Below are the records. Retype, exactly, the lines from the first through the line with "(0,0) rectangle (938,-603);", and leave out the pictures.

• Entries provided:
○ ○ ○ ○

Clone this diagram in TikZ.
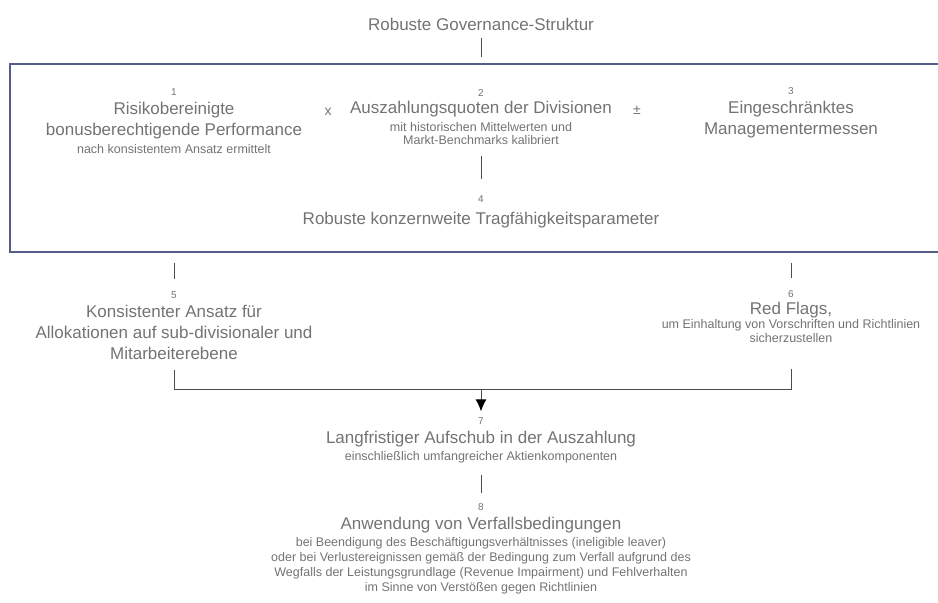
\documentclass[tikz,border=0pt]{standalone}
\usepackage{fontspec}
\setmainfont{Liberation Sans}
\usetikzlibrary{arrows.meta}
\definecolor{rahmen}{RGB}{84,94,136}
\begin{document}
\begin{tikzpicture}[x=1pt,y=1pt]
	\tikzstyle{texte}=[text=black!55,inner sep=0pt,align=center]
	\tikzstyle{nummer}=[texte,font=\fontsize{10}{11}\selectfont]
	\tikzstyle{titel}=[texte,font=\fontsize{17}{21}\selectfont]
	\tikzstyle{zusatz}=[texte,font=\fontsize{12.5}{14}\selectfont]
	\tikzstyle{zeichen}=[texte,font=\fontsize{14}{16}\selectfont]
	\tikzstyle{trait}=[black!70,line width=1pt]
	\tikzstyle{fleche}=[trait,-{Latex[length=12pt,width=11pt,black]}]
	
	\def\ColA{174}
	\def\ColB{481}
	\def\ColC{791}
	
	\useasboundingbox (0,0) rectangle (938,-603);
	
	\node[titel] (gov) at (\ColB,-24) {Robuste Governance-Struktur};
	\node[draw=rahmen,line width=2pt,minimum width=938pt,minimum height=188pt,inner sep=0pt] (rahmen) at (479,-158) {};
	
	\node[nummer] (n1) at (\ColA,-92) {1};
	\node[titel] (t1) at (\ColA,-121) {Risikobereinigte\\bonusberechtigende Performance};
	\node[zusatz] (z1) at (\ColA,-149) {nach konsistentem Ansatz ermittelt};
	\node[zeichen] (mal) at (328,-112) {x};
	\node[nummer] (n2) at (\ColB,-93) {2};
	\node[titel] (t2) at (\ColB,-109) {Auszahlungsquoten der Divisionen};
	\node[zusatz,font=\fontsize{12.5}{13}\selectfont] (z2) at (\ColB,-134) {mit historischen Mittelwerten und\\Markt-Benchmarks kalibriert};
	\node[zeichen] (pm) at (637,-110) {±};
	\node[nummer] (n3) at (\ColC,-91) {3};
	\node[titel] (t3) at (\ColC,-120) {Eingeschränktes\\Managementermessen};
	\node[nummer] (n4) at (\ColB,-199) {4};
	\node[titel] (t4) at (\ColB,-220) {Robuste konzernweite Tragfähigkeitsparameter};
	
	\node[nummer] (n5) at (\ColA,-295) {5};
	\node[titel] (t5) at (\ColA,-332) {Konsistenter Ansatz für\\Allokationen auf sub-divisionaler und\\Mitarbeiterebene};
	\node[nummer] (n6) at (\ColC,-294) {6};
	\node[titel] (t6) at (\ColC,-310) {Red Flags,};
	\node[zusatz] (z6) at (\ColC,-331) {um Einhaltung von Vorschriften und Richtlinien\\sicherzustellen};
	\coordinate (knoten) at (\ColB,-389);
	
	\node[nummer] (n7) at (\ColB,-421) {7};
	\node[titel] (t7) at (\ColB,-439) {Langfristiger Aufschub in der Auszahlung};
	\node[zusatz] (z7) at (\ColB,-457) {einschließlich umfangreicher Aktienkomponenten};
	\node[nummer] (n8) at (\ColB,-507) {8};
	\node[titel] (t8) at (\ColB,-525) {Anwendung von Verfallsbedingungen};
	\node[zusatz,font=\fontsize{12.5}{15}\selectfont] (z8) at (\ColB,-566) {bei Beendigung des Beschäftigungsverhältnisses (ineligible leaver)\\oder bei Verlustereignissen gemäß der Bedingung zum Verfall aufgrund des\\Wegfalls der Leistungsgrundlage (Revenue Impairment) und Fehlverhalten\\im Sinne von Verstößen gegen Richtlinien};
	
	\draw[trait,shorten <=8pt,shorten >=6pt] (gov.south) -- (gov.south |- rahmen.north);
	\draw[trait,shorten <=11pt,shorten >=16pt] (z2.south) -- (n4.north);
	\draw[trait,shorten <=10pt,shorten >=12pt] (n5.north |- rahmen.south) -- (n5.north);
	\draw[trait,shorten <=10pt,shorten >=12pt] (n6.north |- rahmen.south) -- (n6.north);
	\draw[trait,shorten <=11pt] (t5.south) |- (knoten);
	\draw[trait,shorten <=26pt] (z6.south) |- (knoten);
	\draw[fleche,shorten >=6pt] (knoten) -- (n7.north);
	\draw[trait,shorten <=12pt,shorten >=10pt] (z7.south) -- (n8.north);
\end{tikzpicture}
\end{document}
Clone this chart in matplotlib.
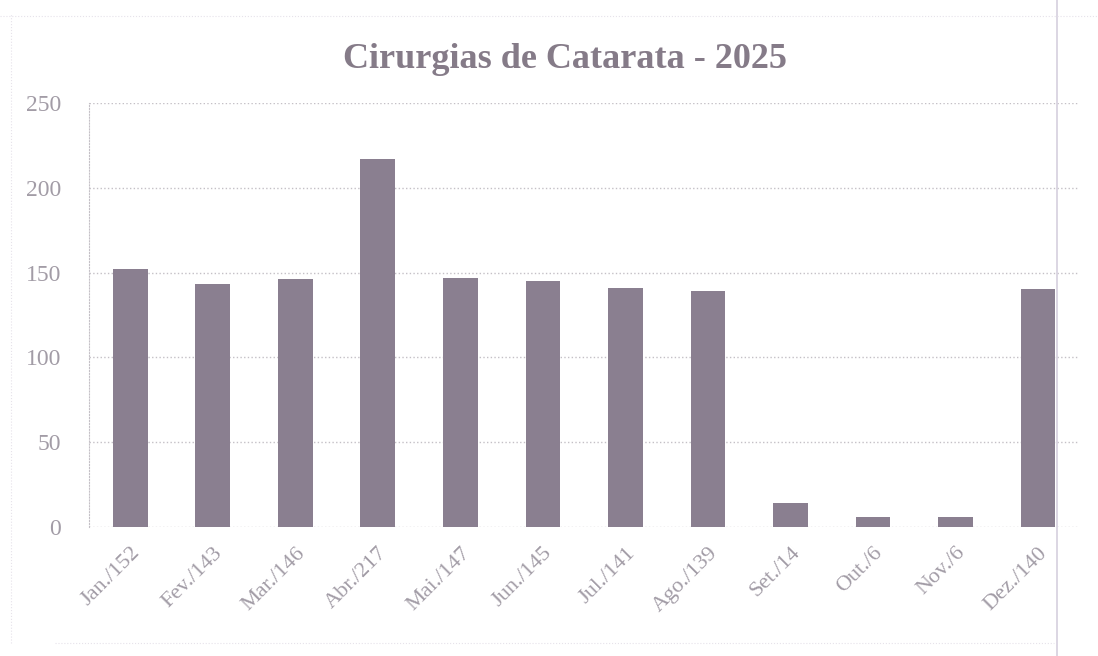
import matplotlib.pyplot as plt
from matplotlib.lines import Line2D

# Data
months = ["Jan.", "Fev.", "Mar.", "Abr.", "Mai.", "Jun.",
          "Jul.", "Ago.", "Set.", "Out.", "Nov.", "Dez."]
cirurgias = [152, 143, 146, 217, 147, 145, 141, 139, 14, 6, 6, 140]
tick_labels = [f"{m}/{v}" for m, v in zip(months, cirurgias)]
y_ticks = [0, 50, 100, 150, 200, 250]

plt.rcParams['font.family'] = ['Liberation Serif', 'DejaVu Serif']

fig = plt.figure(figsize=(10.98, 6.56), dpi=100)
ax = fig.add_axes([0.081, 0.197, 0.902, 0.646])

x = range(len(months))
ax.bar(x, cirurgias, width=0.42, color='#8a7f90', zorder=2)

ax.set_xlim(-0.5, len(months) - 0.5)
ax.set_ylim(0, 250)
ax.set_yticks(y_ticks)
ax.set_xticks(list(x))
ax.set_xticklabels(tick_labels, rotation=45, ha='right', rotation_mode='anchor')

ax.tick_params(axis='both', length=0, colors='#a29ca6')
ax.tick_params(axis='x', labelsize=16, pad=12)
ax.tick_params(axis='y', labelsize=17, pad=20)

ax.grid(axis='y', linestyle=':', color='#c4c0c6', linewidth=1.0, zorder=0)
for side in ['top', 'right', 'bottom']:
    ax.spines[side].set_visible(False)
ax.spines['left'].set_linestyle(':')
ax.spines['left'].set_color('#c4c0c6')

fig.text(0.515, 0.91, "Cirurgias de Catarata - 2025", ha='center', va='center',
         fontsize=26, fontweight='bold', color='#857b88')

# faint page borders from the scan
fig.add_artist(Line2D([0.963, 0.963], [0.0, 1.0], color='#d6d0de', linewidth=1.2))
fig.add_artist(Line2D([0.01, 0.01], [0.02, 0.98], color='#e6e2ea', linewidth=0.8, linestyle=':'))
fig.add_artist(Line2D([0.0, 1.0], [0.975, 0.975], color='#e6e2ea', linewidth=0.8, linestyle=':'))
fig.add_artist(Line2D([0.05, 0.96], [0.02, 0.02], color='#e6e2ea', linewidth=0.8, linestyle=':'))

fig.savefig("out.png", dpi=100)
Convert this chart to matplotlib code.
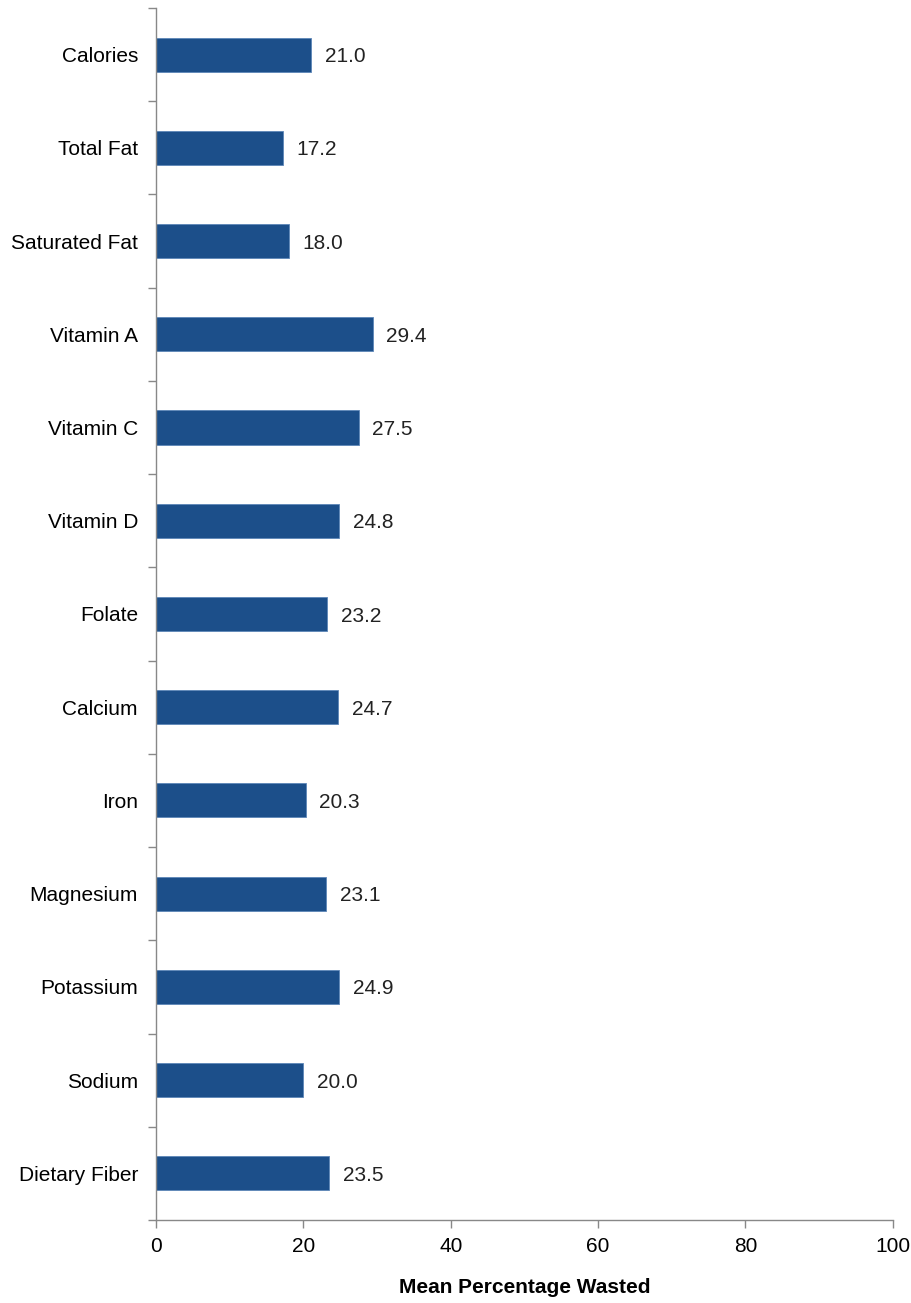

○ ○ ○ ○

• Complete answer:
Clone this diagram in TikZ.
\documentclass[tikz,border=0pt]{standalone}
\usepackage{fontspec}
\setmainfont{Liberation Sans}
\usetikzlibrary{arrows.meta}
\definecolor{rahmen}{RGB}{84,94,136}
\begin{document}
\begin{tikzpicture}[x=1pt,y=1pt]
	\tikzstyle{texte}=[text=black!55,inner sep=0pt,align=center]
	\tikzstyle{nummer}=[texte,font=\fontsize{10}{11}\selectfont]
	\tikzstyle{titel}=[texte,font=\fontsize{17}{21}\selectfont]
	\tikzstyle{zusatz}=[texte,font=\fontsize{12.5}{14}\selectfont]
	\tikzstyle{zeichen}=[texte,font=\fontsize{14}{16}\selectfont]
	\tikzstyle{trait}=[black!70,line width=1pt]
	\tikzstyle{fleche}=[trait,-{Latex[length=12pt,width=11pt,black]}]
	
	\def\ColA{174}
	\def\ColB{481}
	\def\ColC{791}
	
	\useasboundingbox (0,0) rectangle (938,-603);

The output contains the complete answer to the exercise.